Post  Sirop14 on Thu Dec 22, 2011 10:45 am

Letter to the Editor,
Dear Sir

As a student of history, I would like to comment on the article in the Seychelles Nation of the 26th of November 2011 regarding the Cartographic exhibition. According to the article, the exhibition “permet de redécouvrir l’archipel depuis sa découverte jusqu’à la fin de la période française » I found this a bit misleading because the Seychelles archipelago was known and named previously by non-European seafarers who inserted the islands on their maps including the Chinese, though, the latter did not give the islands any name. I know a Seychellois collector who has maps of the region prior to that of the Europeans.

Apropos the ancient copies of the exhibited cartographies, it would have been very interesting for the Seychellois public to know how many new maps or cartography the team has discovered. How many copies they have taken from the collection of the Seychelles National Archives to incorporate in their exhibition? I doubt that in that three years they could have made any new important discoveries. I think that it is now the duty of the Seychelles National Archives to inform us of any new documents in that exhibition. In our region the French used to hide the fact, for example, when they took control of Putucceri (New Village) in India that Putucceri is from the Tamil word Putu meaning new and Ceri Village. They did not respect the authentic version and they renamed the place Pondichéry. The cheeky Mahé de Labourdonnais after arriving at Mayyazhi (Eyebrow of the sea) pronounced Mayye on the Malabar Coast, renamed the place Mahé in his honour.

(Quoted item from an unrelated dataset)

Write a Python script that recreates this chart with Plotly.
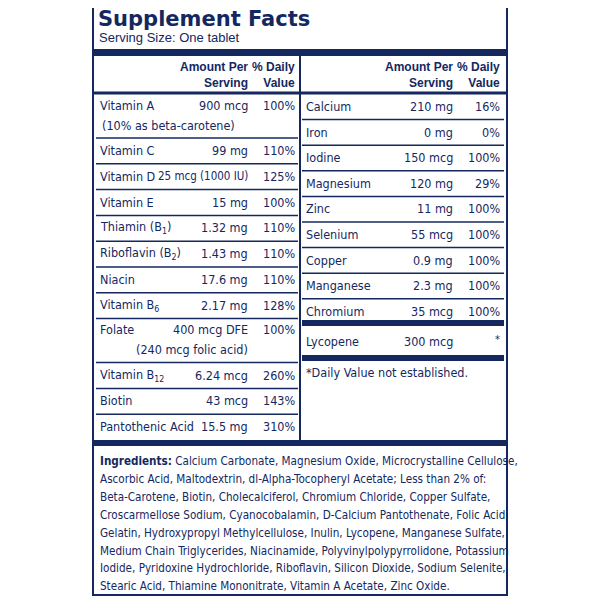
import plotly.graph_objects as go

NAVY = "#14285f"
FONT = "DejaVu Sans Condensed"

left_names = ["Vitamin A", "Vitamin C", "Vitamin D", "Vitamin E", "Thiamin (B<sub>1</sub>)",
              "Riboflavin (B<sub>2</sub>)", "Niacin", "Vitamin B<sub>6</sub>", "Folate",
              "Vitamin B<sub>12</sub>", "Biotin", "Pantothenic Acid"]
left_amounts = ["900 mcg", "99 mg", "25 mcg (1000 IU)", "15 mg", "1.32 mg", "1.43 mg",
                "17.6 mg", "2.17 mg", "400 mcg DFE", "6.24 mcg", "43 mcg", "15.5 mg"]
left_dv = ["100%", "110%", "125%", "100%", "110%", "110%", "110%", "128%", "100%",
           "260%", "143%", "310%"]
left_notes = ["(10% as beta-carotene)", "", "", "", "", "", "", "", "(240 mcg folic acid)", "", "", ""]

right_names = ["Calcium", "Iron", "Iodine", "Magnesium", "Zinc", "Selenium", "Copper",
               "Manganese", "Chromium"]
right_amounts = ["210 mg", "0 mg", "150 mcg", "120 mg", "11 mg", "55 mcg", "0.9 mg",
                 "2.3 mg", "35 mcg"]
right_dv = ["16%", "0%", "100%", "29%", "100%", "100%", "100%", "100%", "100%"]

extra_name = "Lycopene"
extra_amount = "300 mcg"
extra_dv = "*"
footnote = "*Daily Value not established."

ingredient_lines = [
    "<b>Ingredients:</b> Calcium Carbonate, Magnesium Oxide, Microcrystalline Cellulose,",
    "Ascorbic Acid, Maltodextrin, dl-Alpha-Tocopheryl Acetate; Less than 2% of:",
    "Beta-Carotene, Biotin, Cholecalciferol, Chromium Chloride, Copper Sulfate,",
    "Croscarmellose Sodium, Cyanocobalamin, D-Calcium Pantothenate, Folic Acid,",
    "Gelatin, Hydroxypropyl Methylcellulose, Inulin, Lycopene, Manganese Sulfate,",
    "Medium Chain Triglycerides, Niacinamide, Polyvinylpolypyrrolidone, Potassium",
    "Iodide, Pyridoxine Hydrochloride, Riboflavin, Silicon Dioxide, Sodium Selenite,",
    "Stearic Acid, Thiamine Mononitrate, Vitamin A Acetate, Zinc Oxide.",
]

fig = go.Figure()
fig.add_trace(go.Scatter(x=[8, 600], y=[8, 600], mode="markers", marker=dict(opacity=0),
                         hoverinfo="skip", showlegend=False))
shapes, ann = [], []

def line(x0, x1, y, w):
    shapes.append(dict(type="line", x0=x0, x1=x1, y0=y, y1=y, line=dict(color=NAVY, width=w)))

def text(x, y, s, anchor="left", size=12.5, bold=False, fam=FONT):
    ann.append(dict(x=x, y=y, text=f"<b>{s}</b>" if bold else s, showarrow=False,
                    xanchor=anchor, yanchor="middle", align=anchor,
                    font=dict(family=fam, size=size, color=NAVY)))

shapes.append(dict(type="rect", x0=93, x1=507, y0=5, y1=595, line=dict(color=NAVY, width=2)))
text(96, 19, "Supplement Facts", size=21, bold=True, fam="DejaVu Sans")
text(97, 37, "Serving Size: One tablet", size=13, fam="Liberation Sans")
line(93, 507, 52.5, 7)
shapes.append(dict(type="line", x0=300, x1=300, y0=56, y1=441, line=dict(color=NAVY, width=2)))
for xa, xd in [(250, 297), (455, 502)]:
    text(xa, 75, "Amount Per<br>Serving", anchor="right", size=12, bold=True, fam="Liberation Sans")
    text(xd, 75, "% Daily<br>Value", anchor="right", size=12, bold=True, fam="Liberation Sans")
line(93, 300, 93, 3)
line(300, 507, 93, 3)

top = 94
for i, n in enumerate(left_names):
    h = 44 if left_notes[i] else 25.8
    cy = top + (11 if left_notes[i] else 12.5)
    text(98, cy, n)
    text(250, cy, left_amounts[i], anchor="right", size=11.5 if len(left_amounts[i]) > 12 else 12.5)
    text(297, cy, left_dv[i], anchor="right")
    if left_notes[i]:
        text(250 if i == 8 else 100, top + 31, left_notes[i], anchor="right" if i == 8 else "left")
    top += h
    if i < len(left_names) - 1:
        line(96, 298, top, 1.5)
line(93, 507, 443, 6)

top = 94
for i, n in enumerate(right_names):
    cy = top + 12.5
    text(304, cy, n)
    text(455, cy, right_amounts[i], anchor="right")
    text(502, cy, right_dv[i], anchor="right")
    top += 25.6
    if i < len(right_names) - 1:
        line(302, 504, top, 1.5)
line(302, 504, 323, 6)
text(304, 341, extra_name)
text(455, 341, extra_amount, anchor="right")
text(502, 339, extra_dv, anchor="right", size=11)
line(302, 504, 358, 6)
text(304, 372, footnote, size=12.5)

for k, s in enumerate(ingredient_lines):
    text(98, 461 + k * 17.9, s, size=11.6)

fig.update_layout(width=600, height=600, margin=dict(l=0, r=0, t=0, b=0),
                  plot_bgcolor="white", paper_bgcolor="white",
                  xaxis=dict(range=[8, 608], visible=False, fixedrange=True),
                  yaxis=dict(range=[608, 8], visible=False, fixedrange=True),
                  shapes=shapes, annotations=ann, showlegend=False)
fig.write_html("out.html")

When the Portuguese President Mario Soares visited Seychelles in November 1995, an exhibition on Old Portuguese maps on the region was mounted by Portuguese with the collaboration of Seychelles National Archives. And they gave a copy of the book “The Portuguese Cartography and the making of the World picture”, by Alefredo Pinhiero Marques to the National Archives.

In that exhibition nearly all the Portuguese Cartographies of the Indian Ocean were displayed including a few from the collection of that Seychelles National Archives.

According to the article it took the team three years of research to mount the exhibition and no mention is made of the cost contributed by the Ministry of Culture. There were, according to the article Seychellois in the group which came from the Ministry of Culture. However, none of their names are mentioned, only that of certain Mr Toubon, or… Touboun. The article was a bit confusing because, in another issue of the Seychelles Nation his name became Mr.Touboul. That name seems to derive from TOUBOUL a Juif errant of Tetouan in Morocco.